About a year ago, I happened upon this statement about the Monitor in the Harvard Business Review – under the charming heading of “do things that don’t interest you”:

“Many things that end up” being meaningful, writes social scientist Joseph Grenny, “have come from conference workshops, articles, or online videos that began as a chore and ended with an insight. My work in Kenya, for example, was heavily influenced by a Christian Science Monitor article I had forced myself to read 10 years earlier. Sometimes, we call things ‘boring’ simply because they lie outside the box we are currently in.”

If you were to come up with a punchline to a joke about the Monitor, that would probably be it. We’re seen as being global, fair, insightful, and perhaps a bit too earnest. We’re the bran muffin of journalism.

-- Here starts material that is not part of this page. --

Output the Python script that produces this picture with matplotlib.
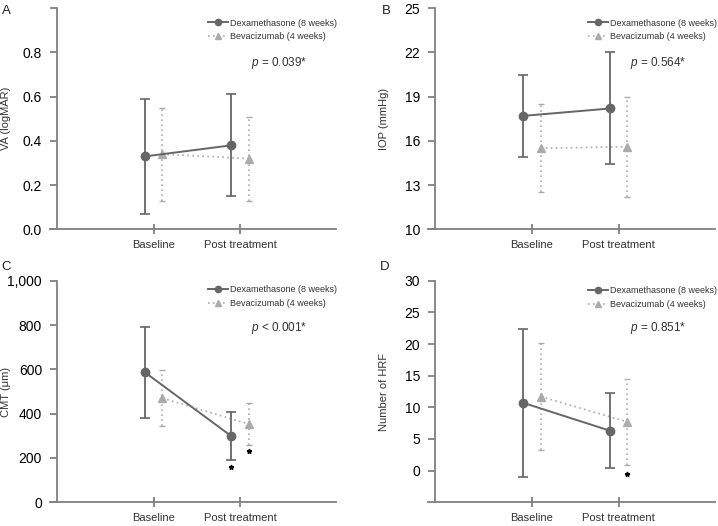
import numpy as np
import matplotlib
matplotlib.use("Agg")
import matplotlib.pyplot as plt

plt.rcParams['font.family'] = ['Liberation Sans', 'DejaVu Sans']
plt.rcParams['mathtext.fontset'] = 'custom'
plt.rcParams['mathtext.rm'] = 'Liberation Sans'
plt.rcParams['mathtext.it'] = 'Liberation Sans:italic'

# ---- data ----
timepoints = ['Baseline', 'Post treatment']
series_names = ['Dexamethasone (8 weeks)', 'Bevacizumab (4 weeks)']

va_dex = [0.33, 0.38]
va_dex_sd = [0.26, 0.23]
va_bev = [0.34, 0.32]
va_bev_sd = [0.21, 0.19]

iop_dex = [17.7, 18.2]
iop_dex_sd = [2.8, 3.8]
iop_bev = [15.5, 15.6]
iop_bev_sd = [3.0, 3.4]

cmt_dex = [586, 298]
cmt_dex_sd = [205, 109]
cmt_bev = [470, 353]
cmt_bev_sd = [125, 96]

hrf_dex = [10.7, 6.3]
hrf_dex_sd = [11.7, 5.9]
hrf_bev = [11.7, 7.7]
hrf_bev_sd = [8.5, 6.8]

p_values = ['= 0.039*', '= 0.564*', '< 0.001*', '= 0.851*']

# significance stars: (series index, timepoint index, y)
cmt_stars = [(0, 1, 161), (1, 1, 232)]
hrf_stars = [(1, 1, -0.6)]

DEX_COLOR = '#666666'
BEV_COLOR = '#ababab'
AXIS_COLOR = '#808080'
TEXT_COLOR = '#333333'

W, H = 718, 526
fig = plt.figure(figsize=(W / 100, H / 100), dpi=100)


def px_axes(left, right, top, bottom):
    return fig.add_axes([left / W, 1 - bottom / H, (right - left) / W, (bottom - top) / H])


def draw_panel(ax, dex, dex_sd, bev, bev_sd, ylim, yticks, yticklabels, ylabel, stars=()):
    x = np.arange(len(timepoints))
    off = 0.1
    xd = x - off
    xb = x + off

    # error bars
    ax.errorbar(xd, dex, yerr=dex_sd, fmt='none', ecolor=DEX_COLOR,
                elinewidth=1.3, capsize=3.5, capthick=1.2, zorder=3)
    eb2 = ax.errorbar(xb, bev, yerr=bev_sd, fmt='none', ecolor=BEV_COLOR,
                      elinewidth=1.2, capsize=2.5, capthick=1.0, zorder=2)
    eb2[2][0].set_linestyle((0, (1, 2)))

    ax.plot(xb, bev, color=BEV_COLOR, lw=1.2, ls=(0, (1, 2)), marker='^',
            markersize=6, label=series_names[1], zorder=2)
    ax.plot(xd, dex, color=DEX_COLOR, lw=1.4, marker='o', markersize=6,
            label=series_names[0], zorder=4)

    for s, t, y in stars:
        xs = xd[t] if s == 0 else xb[t]
        ax.plot(xs, y, marker='*', color='black', markersize=3.5, ls='none', zorder=5)

    ax.set_xlim(-1.2, 2.11)
    ax.set_ylim(*ylim)
    ax.set_xticks(x)
    ax.set_xticklabels(timepoints, fontsize=8, color=TEXT_COLOR)
    ax.set_yticks(yticks)
    ax.set_yticklabels(yticklabels, fontsize=7.5, color=TEXT_COLOR)

    for side in ['top', 'right']:
        ax.spines[side].set_visible(False)
    ax.spines['left'].set_position(('data', -1.115))
    for side in ['left', 'bottom']:
        ax.spines[side].set_color(AXIS_COLOR)
        ax.spines[side].set_linewidth(1.3)
    ax.tick_params(axis='x', direction='inout', length=7, width=1.3, color=AXIS_COLOR, pad=4.5)
    ax.tick_params(axis='y', direction='out', length=5, width=1.3, color=AXIS_COLOR, pad=6)

    ax.set_ylabel(ylabel, fontsize=8, color=TEXT_COLOR)
    ax.yaxis.set_label_coords(-0.135, 0.5)
    ax.set_facecolor('none')


def add_legend(ax, x_px, y_px):
    h, l = ax.get_legend_handles_labels()
    order = [l.index(n) for n in series_names]
    leg = ax.legend([h[i] for i in order], [l[i] for i in order],
                    loc='upper left', bbox_to_anchor=(x_px / W, 1 - y_px / H),
                    bbox_transform=fig.transFigure, frameon=False, fontsize=6.5,
                    borderpad=0, handlelength=2.2, handletextpad=0.25,
                    labelspacing=0.55, markerscale=0.75, borderaxespad=0)
    for t in leg.get_texts():
        t.set_color(TEXT_COLOR)


# panel A
axA = px_axes(50, 336, 8.3, 229.3)
draw_panel(axA, va_dex, va_dex_sd, va_bev, va_bev_sd, (0, 1.0),
           [0, 0.2, 0.4, 0.6, 0.8, 1.0], ['0.0', '0.2', '0.4', '0.6', '0.8', ''],
           'VA (logMAR)')
add_legend(axA, 208, 18.5)

# panel B
axB = px_axes(428, 715, 8.3, 229.3)
draw_panel(axB, iop_dex, iop_dex_sd, iop_bev, iop_bev_sd, (10, 25),
           [10, 13, 16, 19, 22, 25], ['10', '13', '16', '19', '22', '25'],
           'IOP (mmHg)')
add_legend(axB, 588, 18.5)

# panel C
axC = px_axes(50, 336, 280.7, 502.3)
draw_panel(axC, cmt_dex, cmt_dex_sd, cmt_bev, cmt_bev_sd, (0, 1000),
           [0, 200, 400, 600, 800, 1000], ['0', '200', '400', '600', '800', '1,000'],
           'CMT (\u03bcm)', stars=cmt_stars)
add_legend(axC, 208, 285.5)

# panel D
axD = px_axes(428, 715, 280.7, 502.3)
draw_panel(axD, hrf_dex, hrf_dex_sd, hrf_bev, hrf_bev_sd, (-5, 30),
           [0, 5, 10, 15, 20, 25, 30], ['0', '5', '10', '15', '20', '25', '30'],
           'Number of HRF', stars=hrf_stars)
add_legend(axD, 588, 286)

# p-values
for (xp, yp), txt in zip([(250.7, 62.7), (630, 62.7), (250.7, 327.7), (630, 328.3)], p_values):
    fig.text(xp / W, 1 - yp / H, r'$p$ ' + txt, fontsize=8.5, color=TEXT_COLOR,
             ha='left', va='center')

# panel letters
for (xp, yp), letter in zip([(6, 11.5), (386, 11.5), (6, 267), (385, 267)], 'ABCD'):
    fig.text(xp / W, 1 - yp / H, letter, fontsize=9.5, color='#222222',
             ha='center', va='center')

fig.savefig('out.png', dpi=100, facecolor='white')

But you know what? We change lives. And I’m going to argue that we change lives precisely because we force open that too-small box that most human beings think they live in.

The Monitor is a peculiar little publication that’s hard for the world to figure out. We’re run by a church, but we’re not only for church members and we’re not about converting people. We’re known as being fair even as the world becomes as polarized as at any time since the newspaper’s founding in 1908.

We have a mission beyond circulation, we want to bridge divides. We’re about kicking down the door of thought everywhere and saying, “You are bigger and more capable than you realize. And we can prove it.”